While it is legal and ethical to provide adapted text for those students who meet the eligibility under current definitions, it is illegal to make copies of those same materials for other students even if a student could benefit from the alternative format. Those materials are the copyright holder’s property and should be paid for when used. It behooves all of us to request accessible digital files from the publishers when purchasing their textbooks. Those publisher-produced files can be used legally with any student.
When a team is deciding whether accessible instructional materials are necessary for a student, they should consider these key questions
Does the STUDENT need instructional materials in specialized formats to access the curriculum and receive a free, appropriate, public education?
In which ENVIRONMENTS will specialized materials be used?
For which TASKS will the student require materials in which specialized format?
What TOOLS will the student and others need?
(Marfilius, S. 2008)
Using the SETT process and Decision Making Guide It is intended that you use this as a guide. The Decision Making Guide follows the SETT (Student, Environment, Task, and Tool) format with a subcategory of Sensory Considerations included with Student and Environment. Additional categories include:
Narrowing the Focus to help identify a specific task in order to select appropriate assistive technologies
Implementation Plan to assign trials, dates, responsibilities and data collection
Follow-Up Plan to set a date for the team to reconvene and review the student’s progress
Again, this is intended as a guide; during the actual assessment process, each topic should be written in large print where everyone can see (i.e., on a flip chart or board). Information should then be transferred to paper for distribution, filing, and future reference. For more information about using the SETT process, please refer to Chapter 1 of this manual.

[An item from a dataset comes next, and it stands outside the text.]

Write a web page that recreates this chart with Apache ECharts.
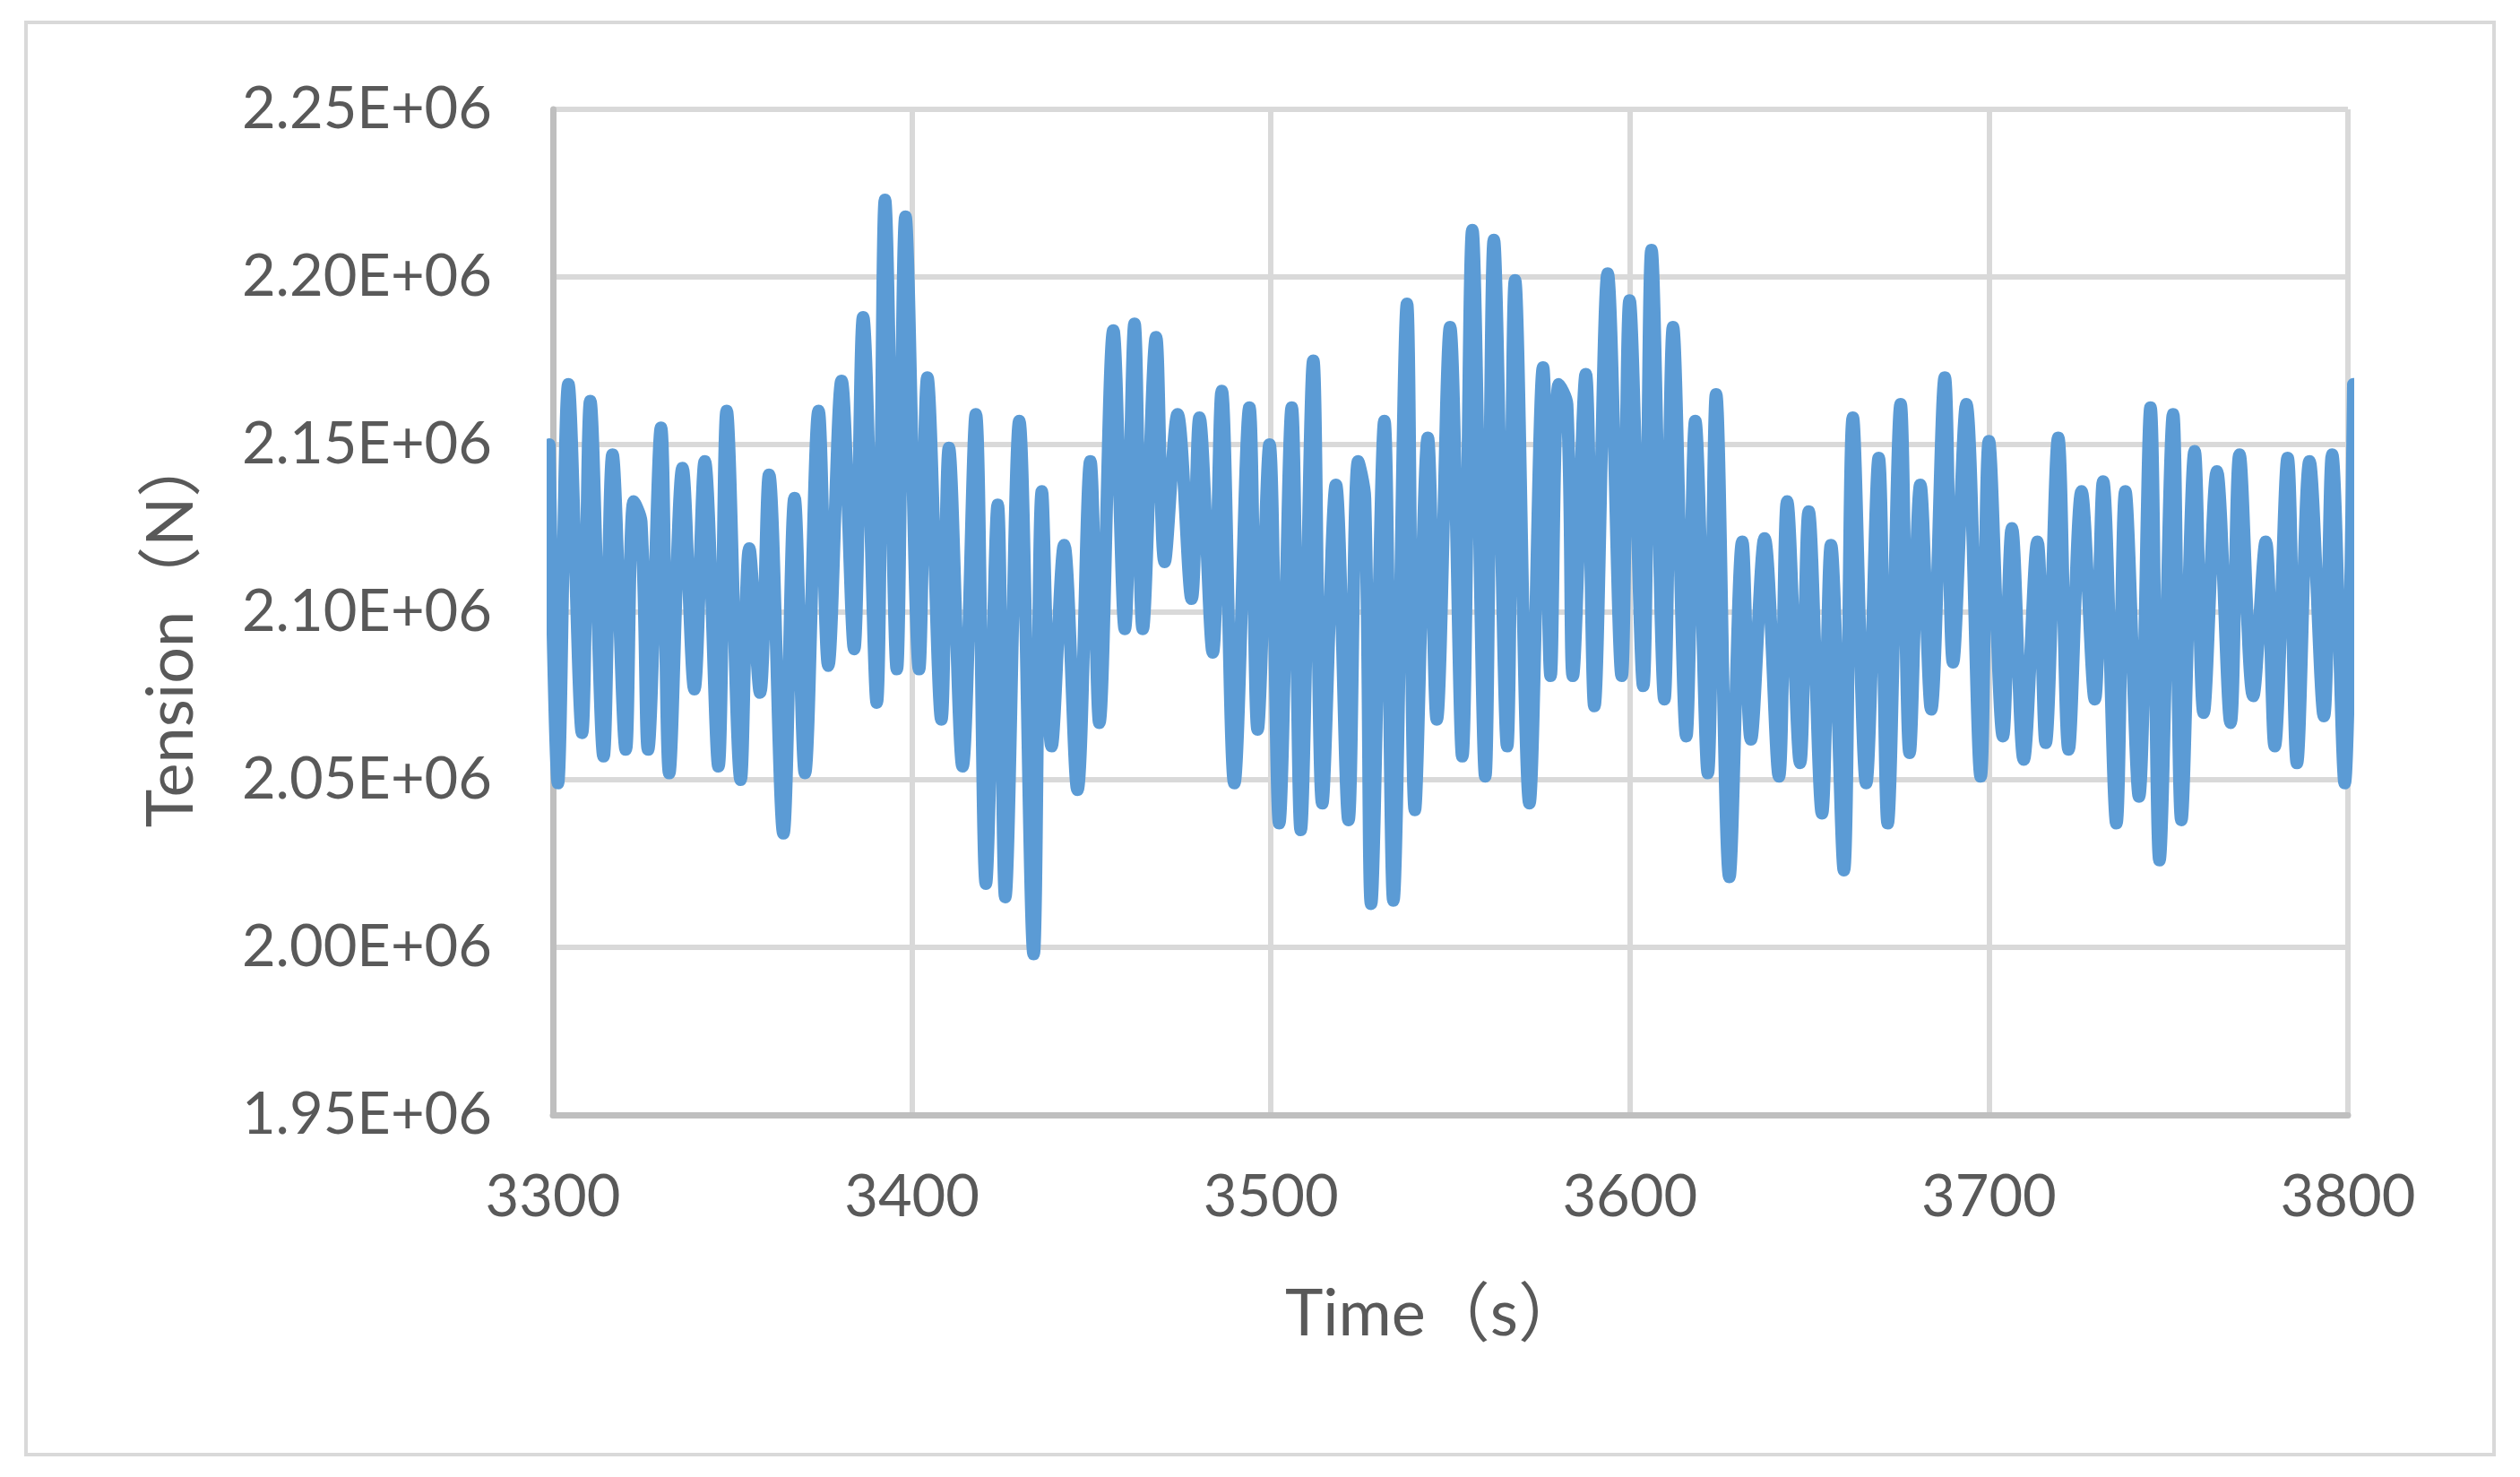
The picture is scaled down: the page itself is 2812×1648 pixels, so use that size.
<!DOCTYPE html>
<html>
<head>
<meta charset="utf-8">
<script src="https://cdn.jsdelivr.net/npm/echarts@6/dist/echarts.min.js"></script>
<style>
html,body{margin:0;padding:0;background:#fff;}
#chart{width:2812px;height:1648px;}
</style>
</head>
<body>
<div id="chart"></div>
<script>
// Time (s) of each turning point
const time = [
3299.0,3301.4,3304.3,3308.1,3310.4,3314.1,3316.6,3320.3,3322.5,3324.6,3326.5,3330.1,3332.4,3336.1,3339.4,3342.3,3346.1,3348.4,3352.3,3354.7,3357.7,3360.2,
3364.2,3367.3,3370.2,3374.0,3376.7,3380.4,3383.9,3386.4,3390.2,3392.5,3395.8,3398.2,3402.0,3404.3,3408.2,3410.3,3414.1,3417.8,3420.6,3423.9,
3426.0,3429.9,3433.9,3436.2,3438.9,3442.4,3446.1,3449.7,3452.2,3456.1,3459.3,3462.0,3464.3,3468.0,3470.4,3474.0,3477.9,3480.1,3483.8,3486.3,
3489.8,3494.0,3496.3,3499.6,3502.3,3505.8,3508.3,3511.8,3514.3,3518.1,3521.6,3524.3,3526.2,3527.9,3531.6,3534.1,3537.9,3540.1,3543.7,3546.2,3549.9,
3553.3,3556.1,3559.7,3562.1,3565.8,3568.0,3572.0,3575.8,3577.9,3580.2,3582.5,3584.1,3587.7,3590.1,3593.8,3597.7,3599.9,3603.7,3606.0,3609.6,3612.0,3615.7,
3618.2,3621.7,3624.0,3627.7,3631.3,3633.7,3637.5,3641.5,3643.8,3647.4,3649.8,3653.5,3656.0,3659.6,3662.1,3665.8,3669.3,3671.8,3675.4,3677.9,
3680.9,3683.9,3687.7,3690.0,3693.7,3697.7,3700.0,3703.9,3706.4,3709.7,3713.5,3715.8,3719.3,3722.2,3725.8,3729.5,3731.8,3735.5,3738.0,3741.8,
3745.0,3747.5,3751.3,3753.6,3757.3,3759.8,3763.5,3767.3,3769.8,3773.6,3777.1,3779.6,3783.2,3785.8,3789.3,3793.3,3795.6,3799.1,3801.5
];
// Tension (N) at those times
const tension = [
2.150e6,2.049e6,2.168e6,2.064e6,2.163e6,2.057e6,2.147e6,2.059e6,2.133e6,2.127e6,2.059e6,2.155e6,2.052e6,2.143e6,2.077e6,2.145e6,2.054e6,2.160e6,2.050e6,2.119e6,2.076e6,2.141e6,
2.034e6,2.134e6,2.052e6,2.160e6,2.084e6,2.169e6,2.089e6,2.188e6,2.073e6,2.223e6,2.083e6,2.218e6,2.083e6,2.170e6,2.068e6,2.149e6,2.054e6,2.159e6,2.019e6,2.132e6,
2.015e6,2.157e6,1.998e6,2.136e6,2.060e6,2.120e6,2.047e6,2.145e6,2.067e6,2.184e6,2.095e6,2.186e6,2.095e6,2.182e6,2.115e6,2.159e6,2.104e6,2.158e6,2.088e6,2.166e6,
2.049e6,2.161e6,2.065e6,2.150e6,2.037e6,2.161e6,2.035e6,2.175e6,2.043e6,2.138e6,2.038e6,2.145e6,2.134e6,2.013e6,2.157e6,2.014e6,2.192e6,2.041e6,2.152e6,2.068e6,2.185e6,
2.057e6,2.214e6,2.051e6,2.211e6,2.060e6,2.199e6,2.043e6,2.173e6,2.081e6,2.168e6,2.162e6,2.081e6,2.171e6,2.072e6,2.201e6,2.081e6,2.193e6,2.078e6,2.208e6,2.074e6,2.185e6,2.063e6,
2.157e6,2.052e6,2.165e6,2.021e6,2.121e6,2.062e6,2.122e6,2.051e6,2.133e6,2.055e6,2.130e6,2.040e6,2.120e6,2.023e6,2.158e6,2.049e6,2.146e6,2.037e6,2.162e6,2.058e6,
2.138e6,2.071e6,2.170e6,2.085e6,2.162e6,2.051e6,2.151e6,2.063e6,2.125e6,2.056e6,2.121e6,2.061e6,2.152e6,2.059e6,2.136e6,2.074e6,2.139e6,2.037e6,2.136e6,2.045e6,
2.161e6,2.026e6,2.159e6,2.038e6,2.148e6,2.070e6,2.142e6,2.067e6,2.147e6,2.075e6,2.121e6,2.060e6,2.146e6,2.055e6,2.145e6,2.069e6,2.147e6,2.049e6,2.168e6
];
const xTickLabels = ['3300','3400','3500','3600','3700','3800'];
const yTickLabels = ['1.95E+06','2.00E+06','2.05E+06','2.10E+06','2.15E+06','2.20E+06','2.25E+06'];
const xTitle = 'Time（s）';
const yTitle = 'Tension（N）';

const seriesData = time.map((t, i) => [t, tension[i]]);
const FONT = 'Lato, "Noto Sans CJK SC", sans-serif';
const TXT = '#595959';

const chart = echarts.init(document.getElementById('chart'), null, {renderer: 'canvas'});
chart.setOption({
  animation: false,
  backgroundColor: '#ffffff',
  grid: {left: 617, right: 192, top: 122, bottom: 404, containLabel: false},
  xAxis: {
    type: 'value', min: 3300, max: 3800, interval: 100,
    axisLine: {show: true, lineStyle: {color: '#bfbfbf', width: 7}},
    axisTick: {show: false},
    splitLine: {show: true, lineStyle: {color: '#d9d9d9', width: 6}},
    axisLabel: {
      margin: 60, color: TXT, fontSize: 65, fontFamily: FONT,
      formatter: (v, i) => xTickLabels[i] !== undefined ? xTickLabels[i] : String(v)
    }
  },
  yAxis: {
    type: 'value', min: 1950000, max: 2250000, interval: 50000,
    axisLine: {show: true, lineStyle: {color: '#bfbfbf', width: 7}},
    axisTick: {show: false},
    splitLine: {show: true, lineStyle: {color: '#d9d9d9', width: 6}},
    axisLabel: {
      margin: 68, color: TXT, fontSize: 65, fontFamily: FONT,
      formatter: (v, i) => yTickLabels[i] !== undefined ? yTickLabels[i] : String(v)
    }
  },
  series: [{
    type: 'line',
    data: seriesData,
    showSymbol: false,
    smooth: 0.35,
    clip: true,
    lineStyle: {color: '#5b9bd5', width: 14, cap: 'round', join: 'round'},
    z: 3
  }],
  graphic: [
    {type: 'rect', shape: {x: 29, y: 25, width: 2754, height: 1598},
     style: {fill: null, stroke: '#d9d9d9', lineWidth: 4}, silent: true, z: -1},
    {type: 'text', x: 1600, y: 1467,
     style: {text: xTitle, fontSize: 72, fontFamily: FONT, fill: TXT, align: 'center', verticalAlign: 'middle'}},
    {type: 'text', x: 192, y: 703, rotation: Math.PI / 2,
     style: {text: yTitle, fontSize: 72, fontFamily: FONT, fill: TXT, align: 'center', verticalAlign: 'middle'}}
  ]
});
</script>
</body>
</html>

The questions posed in the guide are not intended to be all inclusive but rather to prompt the team to consider as many factors as possible in order to identify and ultimately try appropriate assistive technology tools and strategies for their students.
WATI Assistive Technology Decision Making Guide Area of Concern: Reading Problem Identification
What are the student’s abilities & difficulties related to reading?
Review Section 6 WATI Student Information Guide (Chapter 1, page33)
Use a Feature Match Process to discuss and select idea(s) from
AT Trials/Services Needed:
Formulate reading objectives to determine effectiveness of trial
Who & When
Set specific date now.
Important: It is intended that you use this as a guide. Each topic should be written in large print where everyone can see them (i.e. on a flip chart or board). Information should then be transferred to paper for distribution, filing, and future reference.